Bollywood’s uncharismatic relationship with objectifying women is a saga that has been called out only in recent times. Progressive stakeholders in the industry have started speaking up against issues such as pay gap, lack of women-centric films, nepotism, and objectifying roles that female actors are constantly bombarded with.
However, one topic that remains the bone of contention is the lyrics of item songs and peppy dance numbers — be it Honey Singh’s never-ending list of objectifying ‘raps’ or Kareena Kapoor shaking a leg to a song that literally called her a piece of meat in Dabangg’s Fevicol se.
Speaking at an event recently, veteran actress Shabana Azmi urged lyricists to be careful about what they are penning down with respect to item songs. While it may seem that Bollywood is trying to make a proactive effort to change its course with movies like Tumhari Sullu, Naam Shabana and Lipstick under My Burkha, it still has a long way to go before it can fully comprehend its hand in the portrayal of women for the masses.
Ekta Kapoor tried her best at showcasing the lives of four sexually-liberated urban women in Veere di Wedding and almost succeeded until Tareefan, the peppy song that aimed to portray what ‘female gaze’ looks like, was released. It seemed like Tareefan’s sole purpose was to prove that women can objectify male bodies too. However, Badshah’s rap complaining about how women constantly need compliments, dampens the entire point of the movie and the song.

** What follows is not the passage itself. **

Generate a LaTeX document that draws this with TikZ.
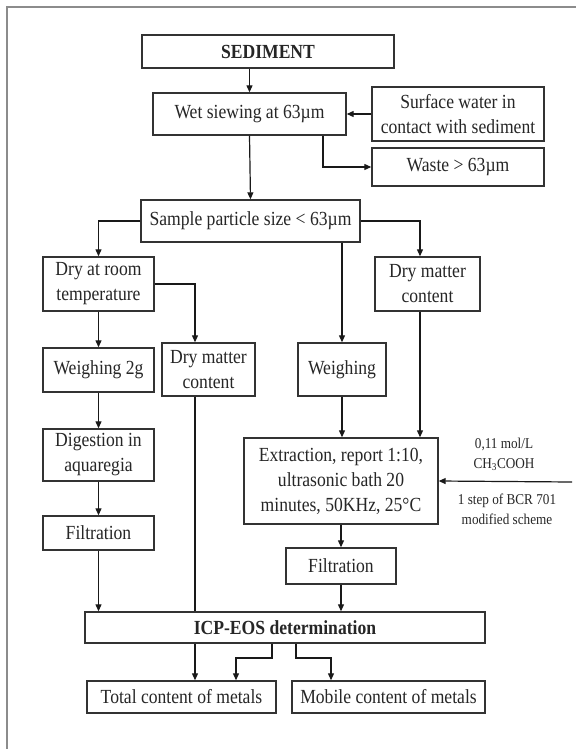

National award winning singer Monali Thakur has often spoken up about vulgar and obscene lyrics being unacceptable. “Anything sensual and/or seductive, I personally do not have a problem with; I do not think it is bad at all. But everything needs to be graceful and classy. If it is crass, or indicative of something disgusting, it is unacceptable,” says Monali.
But why do these songs sell in the first place?
“The point is that our audience is not dumb, nor are they non-classy. Indian audience does have a great taste, we have produced amazing musicians. If we do go back to that era, what used to sell was great music and amazing melodies. But if labels and producers keep badgering the audience with a certain type of song with constant promotions, the audience does not really have a choice. And people do enjoy good dance number, not always the crass one,” adds Monali.
Rapper Pranav Chaganty of Kaala fame feels that it is important for singers and artists to earn fame first before they can take a stand. “Only when you have a social standing in the industry can you preach about how these derogatory lyrics need to be curbed,” says Pranav, adding, “Personally, I am completely against songs that demean women.”
However, are artists under undue pressure from producers and directors to produce a certain type of song or music? “Many a times they are, but not always. Different labels have different approaches to how they produce music. I personally have not been under such kind of pressure. But I do feel a genuine artist will not budge under such kind of pressure if ever faced with it,” opines Monali.
But Tollywood lyricist Sira Sri offers a different opinion as to why these songs sell amongst the Indian audience. He says, “The majority of the audience who call these lyrics problematic are middle-aged or older. That is the age when morality starts infringing into minds, irrespective of what they enjoyed in their younger days. But most patrons of cinema, at any given time, are in the age group of 18-25. I refer to mental age here, not just their chronological age. Films are made for them and songs are written for them.”